For depression: Have you experienced prolonged periods of low mood, loss of interest in things you used to enjoy, fatigue, or changes in appetite? Depression can cause concentration problems and forgetfulness, but it also involves persistent sadness or emptiness that isn’t characteristic of ADHD.

For anxiety: Do you have persistent worry, fear, or physical symptoms like a racing heart or tight chest? Anxiety can make people fidgety and distracted, but the underlying cause is worry rather than a general difficulty regulating attention.

For bipolar disorder: Have you experienced distinct episodes of elevated mood, decreased need for sleep without feeling tired, racing thoughts, or impulsive behavior that’s out of character? The episodic nature of bipolar disorder is different from the persistent, lifelong pattern of ADHD.

Your evaluator will also ask about sleep quality, thyroid problems, head injuries, substance use, and medications you take. Sleep deprivation alone can produce symptoms nearly identical to ADHD, so clinicians need to rule it out. Expect questions about how many hours you sleep, whether you snore heavily, and how rested you feel in the morning.

Third-Party Reports

Many clinicians ask someone who knows you well, a partner, parent, close friend, or coworker, to complete a separate rating scale about your behavior. For children, this almost always includes both a parent and teacher report. One widely used tool, the Conners rating scale, evaluates attention problems, hyperactivity, executive functioning, aggression, and peer relationships through questions answered by someone who observes the person regularly.

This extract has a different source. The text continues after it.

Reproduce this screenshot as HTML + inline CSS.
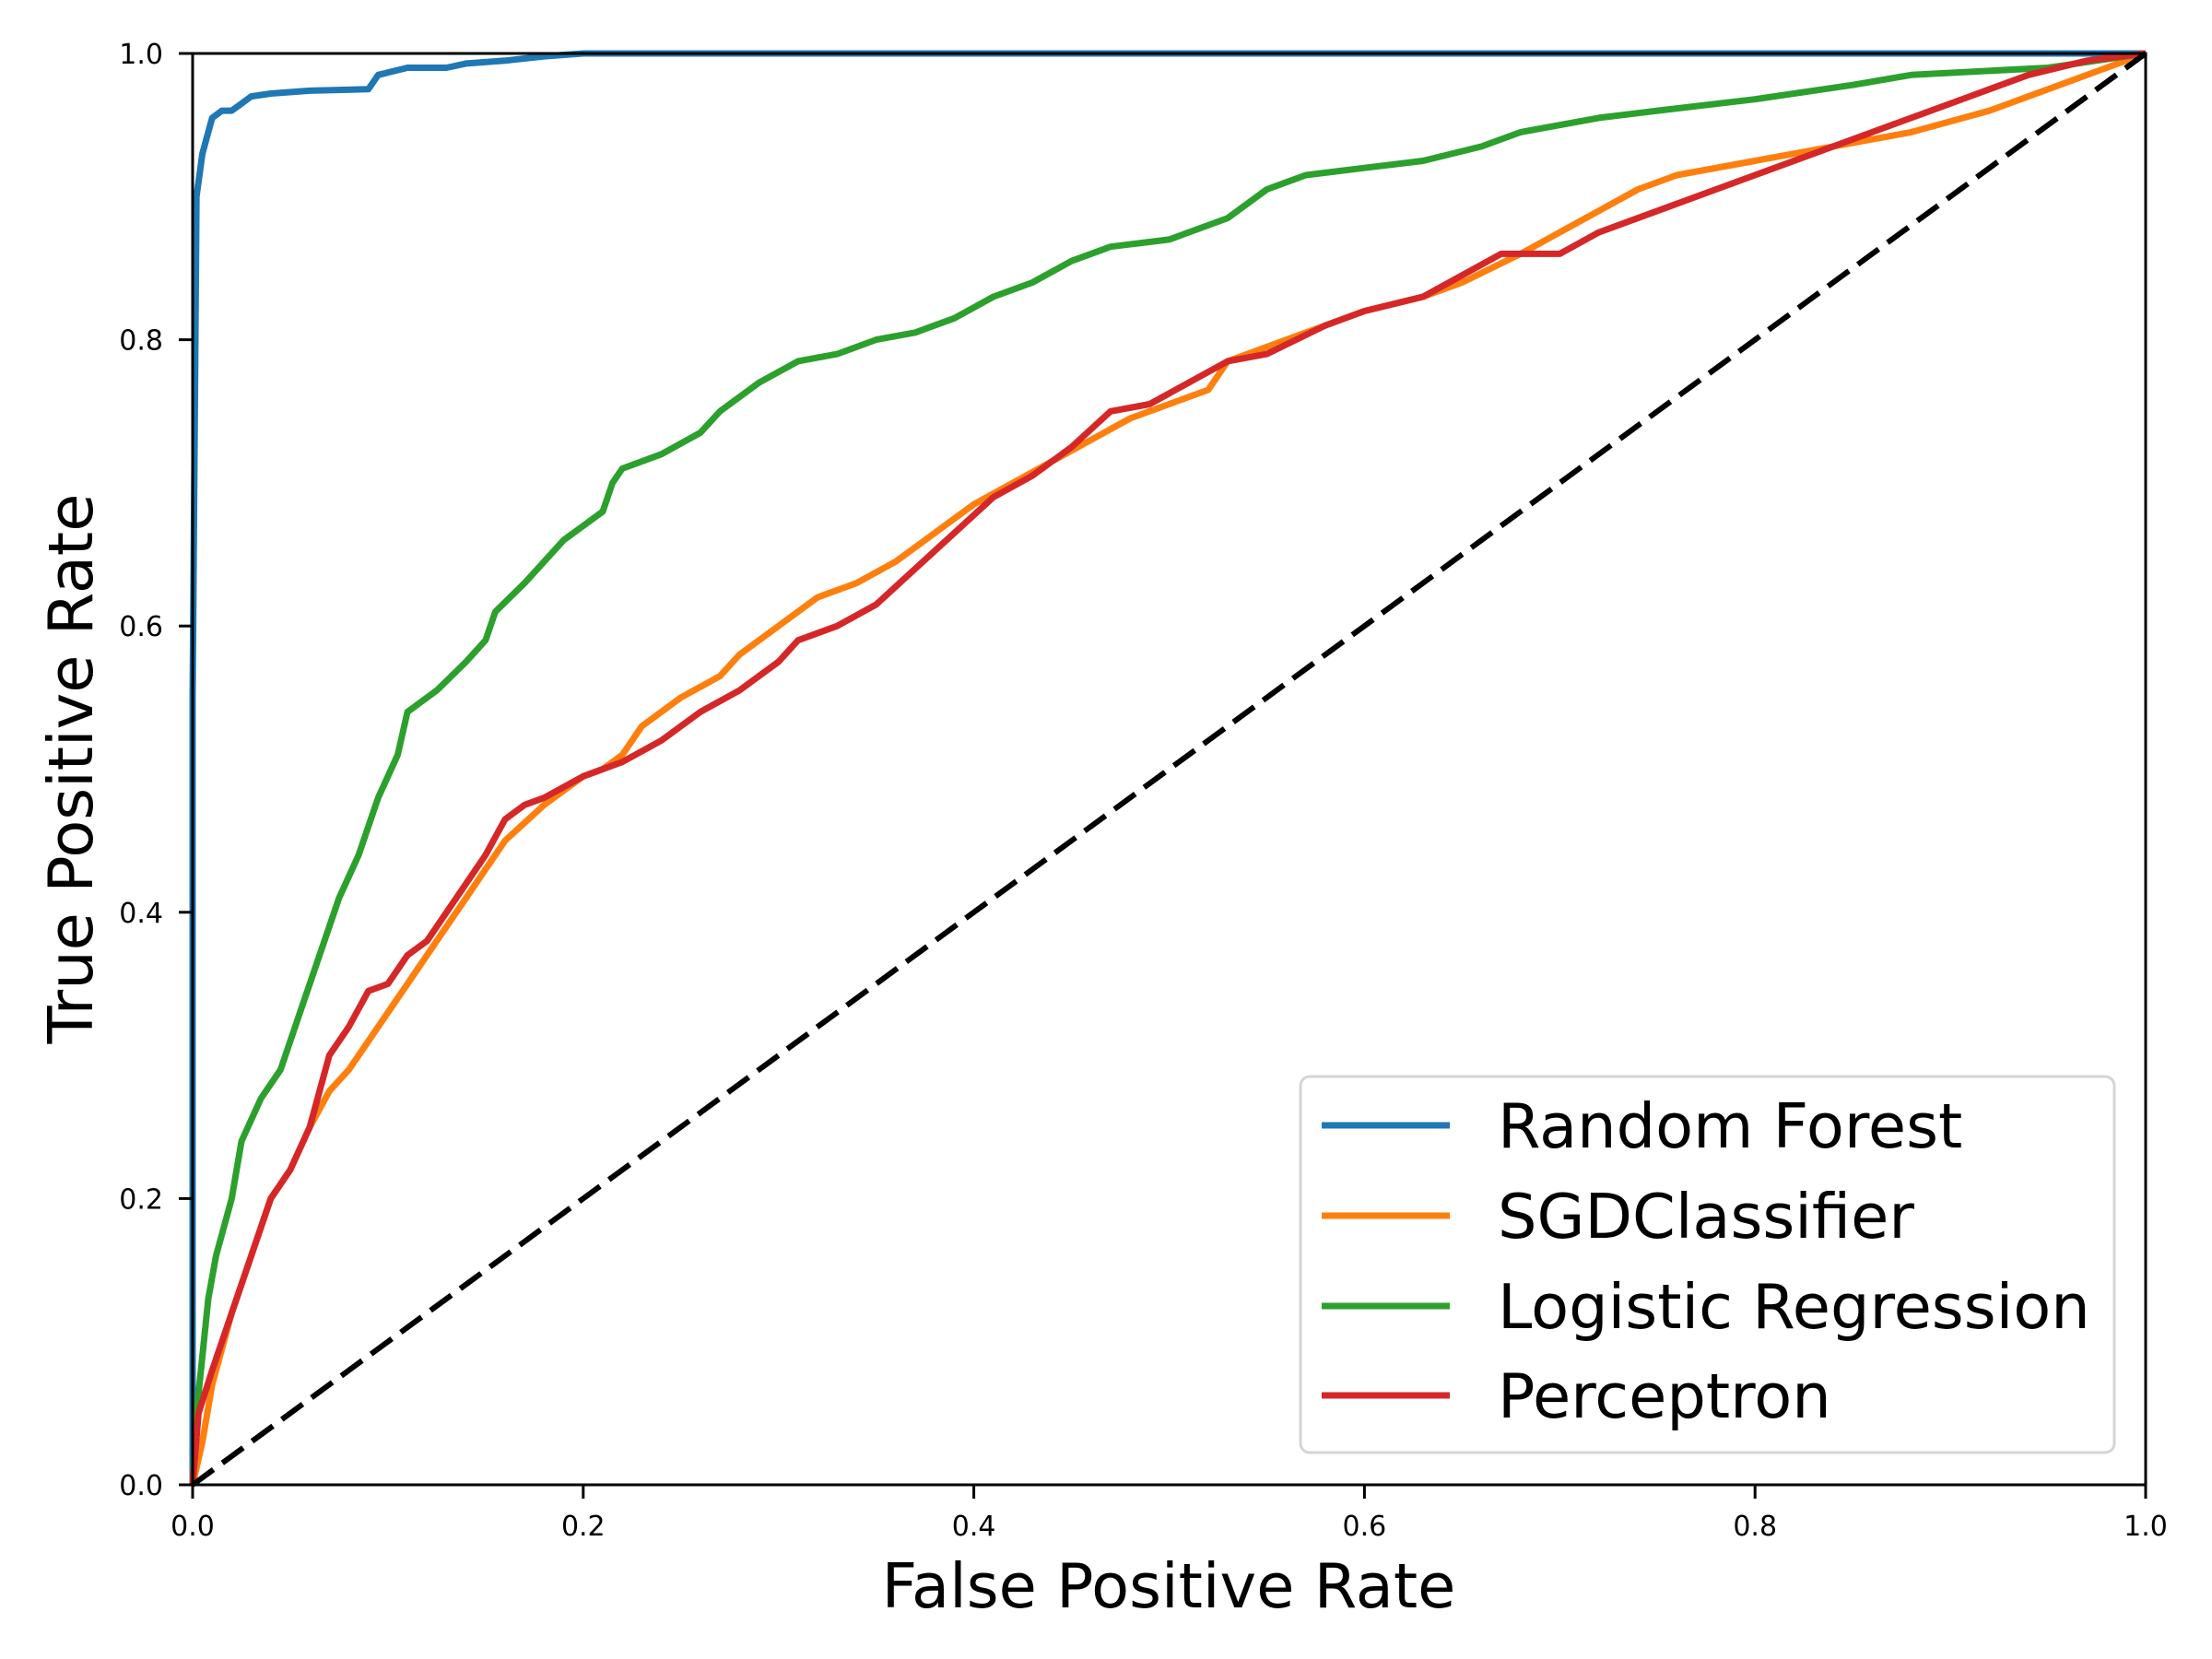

These outside perspectives matter because people with ADHD sometimes underestimate or overestimate their symptoms. A partner might notice that you interrupt conversations far more than you realize, or a parent might recall childhood behaviors you’ve forgotten. If your evaluator asks for a third-party report, it’s a sign they’re being thorough, not that they doubt you.

What the Process Looks Like Overall

A typical ADHD evaluation takes between one and three hours, depending on how comprehensive it is. A focused clinical interview with a psychiatrist might take 60 to 90 minutes. A full neuropsychological evaluation with a psychologist can stretch across multiple sessions totaling four to six hours. You’ll usually complete background questionnaires and self-report forms beforehand, sometimes 30 minutes’ worth of paperwork before you even sit down with the clinician.

There’s no blood test or brain scan that diagnoses ADHD. The entire process relies on the quality of the questions asked and the honesty of your answers. Going in with specific examples of how symptoms affect your life, and being open about your history including other mental health concerns, substance use, and childhood experiences, gives your evaluator the best information to work with.